Source code of charts:
▼▼▼
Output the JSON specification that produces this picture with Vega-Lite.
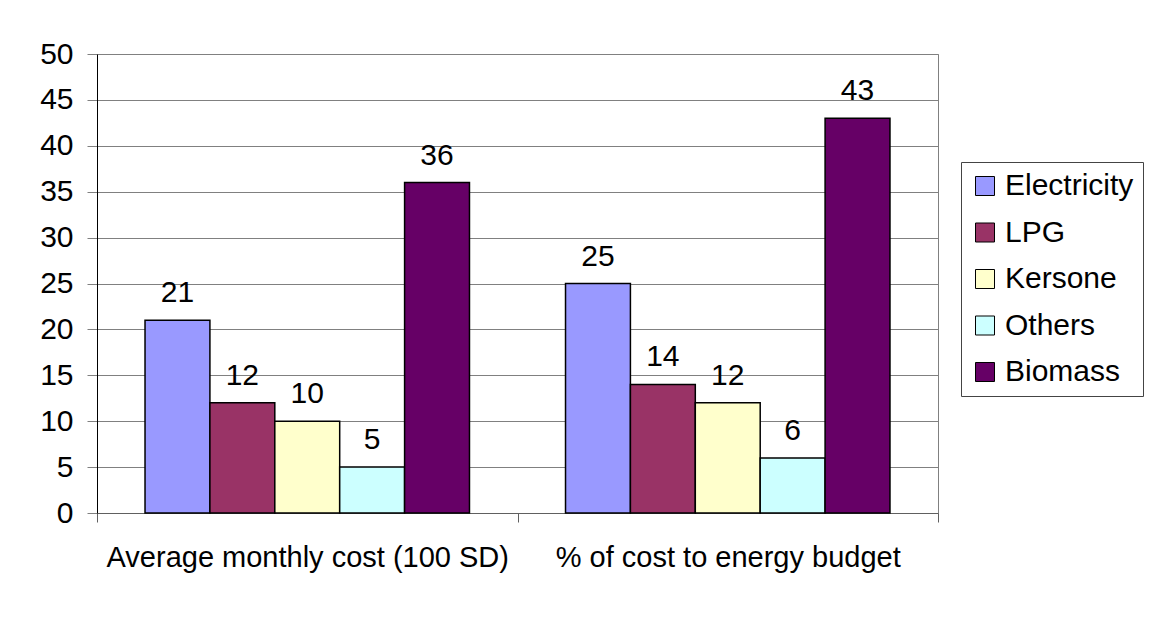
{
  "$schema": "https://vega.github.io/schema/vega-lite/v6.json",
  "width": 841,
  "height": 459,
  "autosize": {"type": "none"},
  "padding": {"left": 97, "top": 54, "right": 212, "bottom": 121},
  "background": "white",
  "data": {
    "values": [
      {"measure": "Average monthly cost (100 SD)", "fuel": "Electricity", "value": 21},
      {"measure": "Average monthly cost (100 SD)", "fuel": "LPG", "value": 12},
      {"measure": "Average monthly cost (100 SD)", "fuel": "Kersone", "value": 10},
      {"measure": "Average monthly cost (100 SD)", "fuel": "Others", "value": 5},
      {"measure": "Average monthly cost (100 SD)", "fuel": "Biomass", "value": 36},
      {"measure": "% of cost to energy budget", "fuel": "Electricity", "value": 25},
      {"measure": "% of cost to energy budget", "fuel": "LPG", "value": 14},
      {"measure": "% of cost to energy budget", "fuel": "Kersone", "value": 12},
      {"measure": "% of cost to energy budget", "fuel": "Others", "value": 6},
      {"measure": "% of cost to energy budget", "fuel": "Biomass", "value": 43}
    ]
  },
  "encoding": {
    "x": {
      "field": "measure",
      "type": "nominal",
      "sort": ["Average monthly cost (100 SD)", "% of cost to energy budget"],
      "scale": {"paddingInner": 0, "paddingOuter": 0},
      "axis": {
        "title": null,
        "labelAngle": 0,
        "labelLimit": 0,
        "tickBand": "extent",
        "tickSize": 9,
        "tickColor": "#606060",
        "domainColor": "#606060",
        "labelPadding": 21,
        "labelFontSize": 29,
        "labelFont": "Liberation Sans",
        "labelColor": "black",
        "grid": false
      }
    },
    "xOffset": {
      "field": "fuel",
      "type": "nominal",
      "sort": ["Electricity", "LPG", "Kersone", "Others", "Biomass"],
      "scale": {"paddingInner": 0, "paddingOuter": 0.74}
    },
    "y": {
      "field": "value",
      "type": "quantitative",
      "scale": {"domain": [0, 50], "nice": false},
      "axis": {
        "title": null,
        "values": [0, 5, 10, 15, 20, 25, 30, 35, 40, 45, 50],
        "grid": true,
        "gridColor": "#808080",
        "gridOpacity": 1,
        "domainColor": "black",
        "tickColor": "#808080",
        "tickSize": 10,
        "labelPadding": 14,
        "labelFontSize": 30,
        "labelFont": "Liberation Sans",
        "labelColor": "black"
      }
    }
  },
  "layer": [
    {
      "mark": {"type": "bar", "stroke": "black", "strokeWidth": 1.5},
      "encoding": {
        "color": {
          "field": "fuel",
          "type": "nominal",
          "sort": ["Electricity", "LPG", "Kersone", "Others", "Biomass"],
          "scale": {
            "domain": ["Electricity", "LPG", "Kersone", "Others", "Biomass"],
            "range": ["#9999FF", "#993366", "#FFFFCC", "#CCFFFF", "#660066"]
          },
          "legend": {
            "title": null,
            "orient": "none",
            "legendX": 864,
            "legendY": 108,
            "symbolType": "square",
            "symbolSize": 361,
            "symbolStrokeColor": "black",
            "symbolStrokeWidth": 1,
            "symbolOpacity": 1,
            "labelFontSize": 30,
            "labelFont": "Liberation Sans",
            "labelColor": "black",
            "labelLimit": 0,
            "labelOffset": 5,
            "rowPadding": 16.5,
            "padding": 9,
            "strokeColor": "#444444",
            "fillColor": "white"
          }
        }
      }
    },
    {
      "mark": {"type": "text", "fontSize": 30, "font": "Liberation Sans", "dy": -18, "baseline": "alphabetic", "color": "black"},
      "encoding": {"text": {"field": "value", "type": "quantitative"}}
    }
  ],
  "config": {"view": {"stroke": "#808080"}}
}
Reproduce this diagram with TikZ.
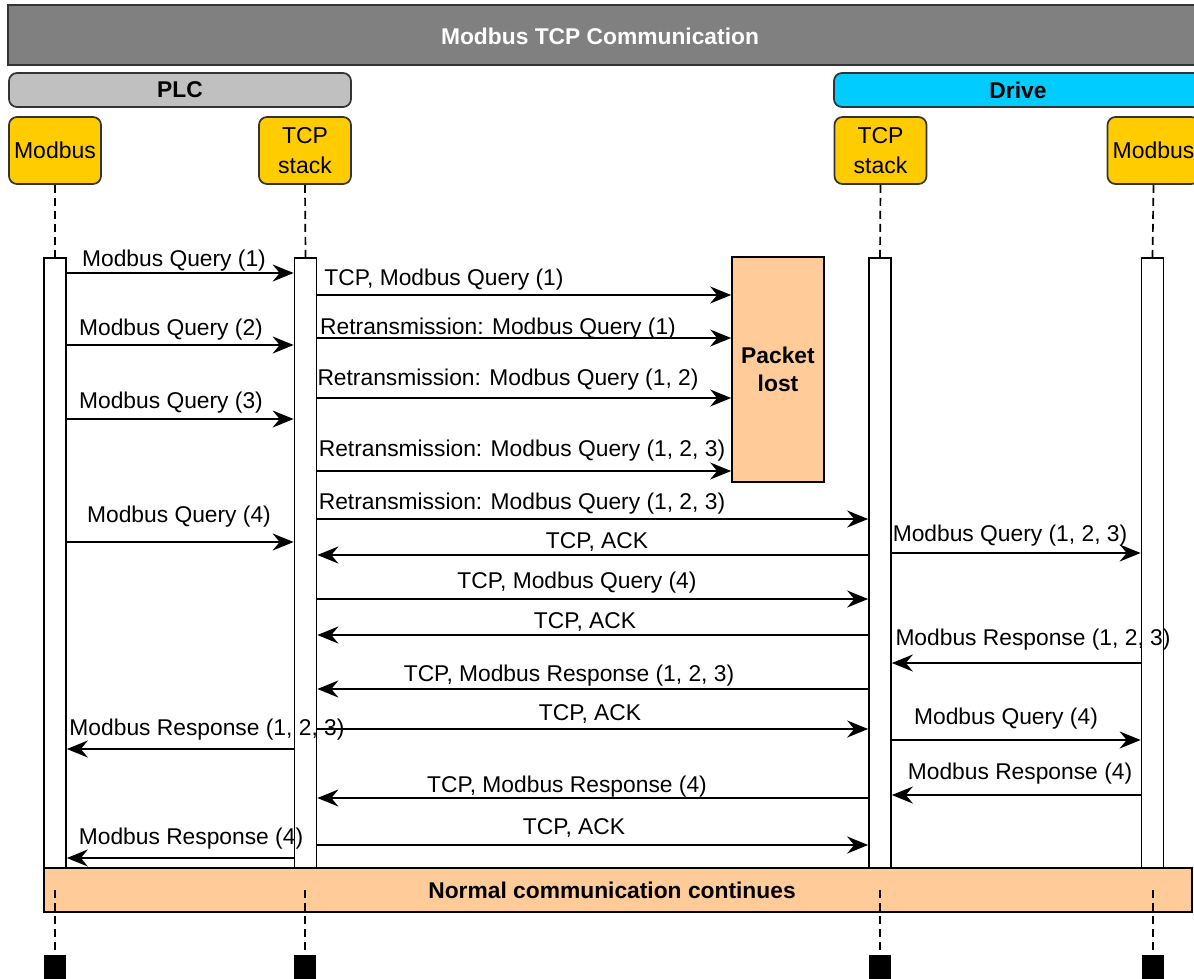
▲▲▲
Required task:
Give all the lines above again, character for character, without pictures.

Answer to this task:
Output the JSON specification that produces this picture with Vega-Lite.
{
  "$schema": "https://vega.github.io/schema/vega-lite/v6.json",
  "width": 841,
  "height": 459,
  "autosize": {"type": "none"},
  "padding": {"left": 97, "top": 54, "right": 212, "bottom": 121},
  "background": "white",
  "data": {
    "values": [
      {"measure": "Average monthly cost (100 SD)", "fuel": "Electricity", "value": 21},
      {"measure": "Average monthly cost (100 SD)", "fuel": "LPG", "value": 12},
      {"measure": "Average monthly cost (100 SD)", "fuel": "Kersone", "value": 10},
      {"measure": "Average monthly cost (100 SD)", "fuel": "Others", "value": 5},
      {"measure": "Average monthly cost (100 SD)", "fuel": "Biomass", "value": 36},
      {"measure": "% of cost to energy budget", "fuel": "Electricity", "value": 25},
      {"measure": "% of cost to energy budget", "fuel": "LPG", "value": 14},
      {"measure": "% of cost to energy budget", "fuel": "Kersone", "value": 12},
      {"measure": "% of cost to energy budget", "fuel": "Others", "value": 6},
      {"measure": "% of cost to energy budget", "fuel": "Biomass", "value": 43}
    ]
  },
  "encoding": {
    "x": {
      "field": "measure",
      "type": "nominal",
      "sort": ["Average monthly cost (100 SD)", "% of cost to energy budget"],
      "scale": {"paddingInner": 0, "paddingOuter": 0},
      "axis": {
        "title": null,
        "labelAngle": 0,
        "labelLimit": 0,
        "tickBand": "extent",
        "tickSize": 9,
        "tickColor": "#606060",
        "domainColor": "#606060",
        "labelPadding": 21,
        "labelFontSize": 29,
        "labelFont": "Liberation Sans",
        "labelColor": "black",
        "grid": false
      }
    },
    "xOffset": {
      "field": "fuel",
      "type": "nominal",
      "sort": ["Electricity", "LPG", "Kersone", "Others", "Biomass"],
      "scale": {"paddingInner": 0, "paddingOuter": 0.74}
    },
    "y": {
      "field": "value",
      "type": "quantitative",
      "scale": {"domain": [0, 50], "nice": false},
      "axis": {
        "title": null,
        "values": [0, 5, 10, 15, 20, 25, 30, 35, 40, 45, 50],
        "grid": true,
        "gridColor": "#808080",
        "gridOpacity": 1,
        "domainColor": "black",
        "tickColor": "#808080",
        "tickSize": 10,
        "labelPadding": 14,
        "labelFontSize": 30,
        "labelFont": "Liberation Sans",
        "labelColor": "black"
      }
    }
  },
  "layer": [
    {
      "mark": {"type": "bar", "stroke": "black", "strokeWidth": 1.5},
      "encoding": {
        "color": {
          "field": "fuel",
          "type": "nominal",
          "sort": ["Electricity", "LPG", "Kersone", "Others", "Biomass"],
          "scale": {
            "domain": ["Electricity", "LPG", "Kersone", "Others", "Biomass"],
            "range": ["#9999FF", "#993366", "#FFFFCC", "#CCFFFF", "#660066"]
          },
          "legend": {
            "title": null,
            "orient": "none",
            "legendX": 864,
            "legendY": 108,
            "symbolType": "square",
            "symbolSize": 361,
            "symbolStrokeColor": "black",
            "symbolStrokeWidth": 1,
            "symbolOpacity": 1,
            "labelFontSize": 30,
            "labelFont": "Liberation Sans",
            "labelColor": "black",
            "labelLimit": 0,
            "labelOffset": 5,
            "rowPadding": 16.5,
            "padding": 9,
            "strokeColor": "#444444",
            "fillColor": "white"
          }
        }
      }
    },
    {
      "mark": {"type": "text", "fontSize": 30, "font": "Liberation Sans", "dy": -18, "baseline": "alphabetic", "color": "black"},
      "encoding": {"text": {"field": "value", "type": "quantitative"}}
    }
  ],
  "config": {"view": {"stroke": "#808080"}}
}
Reproduce this diagram with TikZ.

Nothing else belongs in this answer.